The problem of foreign energy and its influence
With that clarification, on to Freeman’s column.
Freeman may wish to downplay the concept of ethical oil and the problem of rogue states, both of which he places in quotation marks, a common way to tell the reader one doubts the validity of the terms in the context in which they are used. However, responsible political leaders, such as German Chancellor Angele Merkel, and leaders in Ukraine and Poland do not. They and many others grasp that some countries use oil and natural gas as leverage.
Here are some examples.
In 2009, Russia cut natural gas supplies to Ukraine in mid-winter, ostensibly over a pricing dispute, but in reality to exert political pressure on Ukraine. That’s why the Ukrainian government later chose to source natural gas through different suppliers.
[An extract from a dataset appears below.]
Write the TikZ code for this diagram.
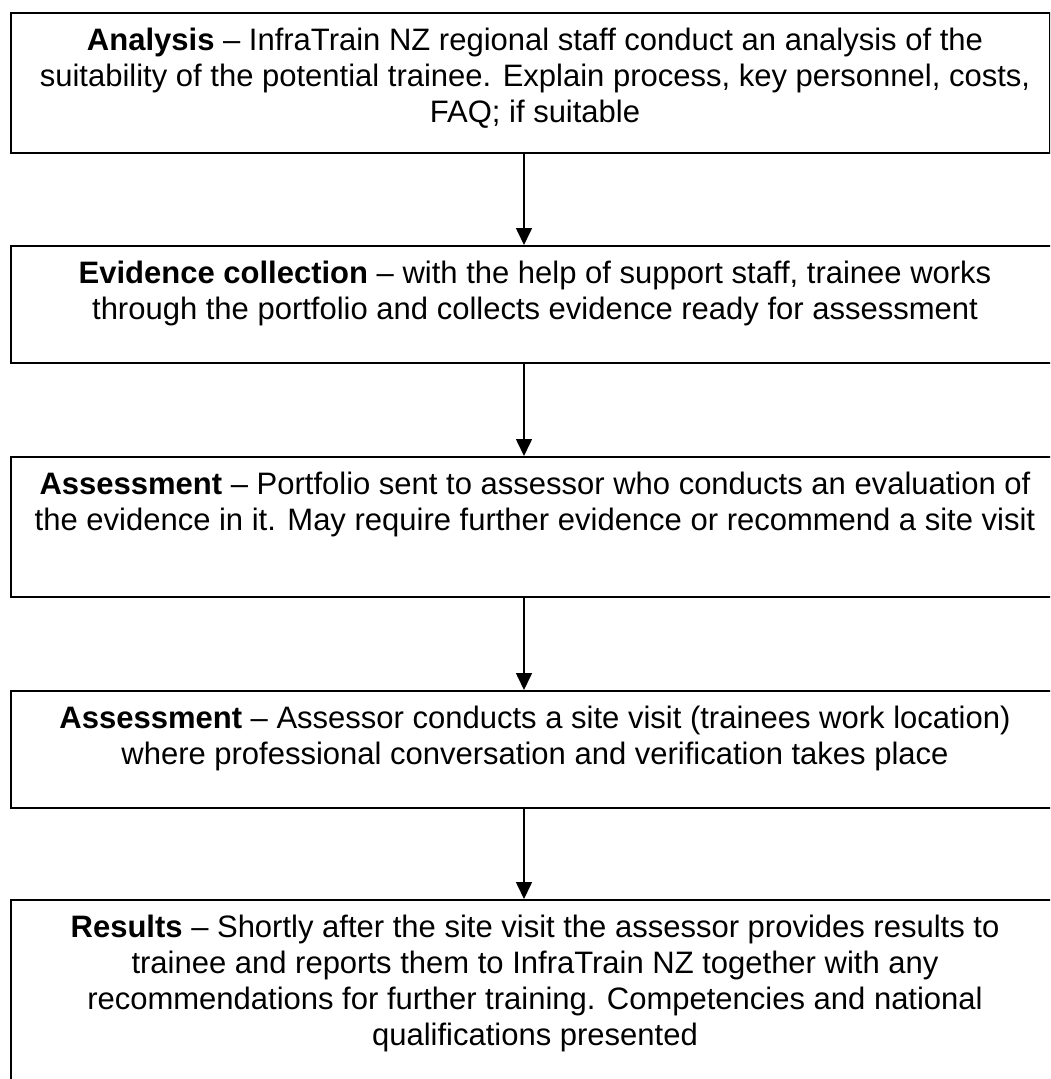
\documentclass[tikz,border=0pt]{standalone}
\usepackage{fontspec}
\setmainfont{Liberation Sans}
\usetikzlibrary{arrows.meta}
\begin{document}
\begin{tikzpicture}[x=1pt,y=-1pt,
  box/.style={draw=black, line width=2pt, anchor=north west, inner sep=0pt},
  txt/.style={anchor=north, inner sep=0pt, align=center,
    font=\fontsize{31}{36}\selectfont},
  conn/.style={line width=1.6pt, -{Triangle[length=17pt,width=16pt]}}]
\useasboundingbox (0,0) rectangle (1050,1079);
\clip (0,0) rectangle (1050,1079);
\node[box, minimum width=1039pt, minimum height=140pt] (b1) at (10,12) {};
\node[box, minimum width=1060pt, minimum height=117pt] (b2) at (10,245) {};
\node[box, minimum width=1060pt, minimum height=140pt] (b3) at (10,456) {};
\node[box, minimum width=1060pt, minimum height=117pt] (b4) at (10,690) {};
\node[box, minimum width=1060pt, minimum height=240pt] (b5) at (10,899) {};
\coordinate (ax) at (524,0);
\coordinate (tx) at (535,0);
\node[txt] (t1) at ([yshift=-16pt]b1.north -| tx) {\textbf{Analysis} – InfraTrain NZ regional staff conduct an analysis of the\\suitability of the potential trainee. Explain process, key personnel, costs,\\FAQ; if suitable};
\node[txt] (t2) at ([yshift=-16pt]b2.north -| tx) {\textbf{Evidence collection} – with the help of support staff, trainee works\\through the portfolio and collects evidence ready for assessment};
\node[txt] (t3) at ([yshift=-16pt]b3.north -| tx) {\textbf{Assessment} – Portfolio sent to assessor who conducts an evaluation of\\the evidence in it. May require further evidence or recommend a site visit};
\node[txt] (t4) at ([yshift=-16pt]b4.north -| tx) {\textbf{Assessment} – Assessor conducts a site visit (trainees work location)\\where professional conversation and verification takes place};
\node[txt] (t5) at ([yshift=-16pt]b5.north -| tx) {\textbf{Results} – Shortly after the site visit the assessor provides results to\\trainee and reports them to InfraTrain NZ together with any\\recommendations for further training. Competencies and national\\qualifications presented};
\draw[conn] (b1.south -| ax) -- (b2.north -| ax);
\draw[conn] (b2.south -| ax) -- (b3.north -| ax);
\draw[conn] (b3.south -| ax) -- (b4.north -| ax);
\draw[conn] (b4.south -| ax) -- (b5.north -| ax);
\end{tikzpicture}
\end{document}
As the Atlantic Council’s Daniel Fried has written, “since the Ukrainian people overthrew Putin-controlled President Viktor Yanukovych in 2014, Ukraine’s government has wisely developed alternative means of purchasing gas, including Russian gas, through pipelines from its western neighbors that bring Russian gas to Ukraine from the West (so-called “reverse flow”).
Fried notes this means “that Ukraine no longer purchases any Russian gas directly from Russia for domestic consumption, a major national security achievement that mitigates much of the Kremlin’s energy leverage over them.”
More recently, in February 2020, Saudi Arabia’s energy ministry directed the state-owned oil company, Saudi Aramco, to raise production significantly and thus flood the world market with cheap oil to depress prices and harm competitors. That directly harmed Canada’s oil and gas sector and, for the record, the U.S. sector, as well.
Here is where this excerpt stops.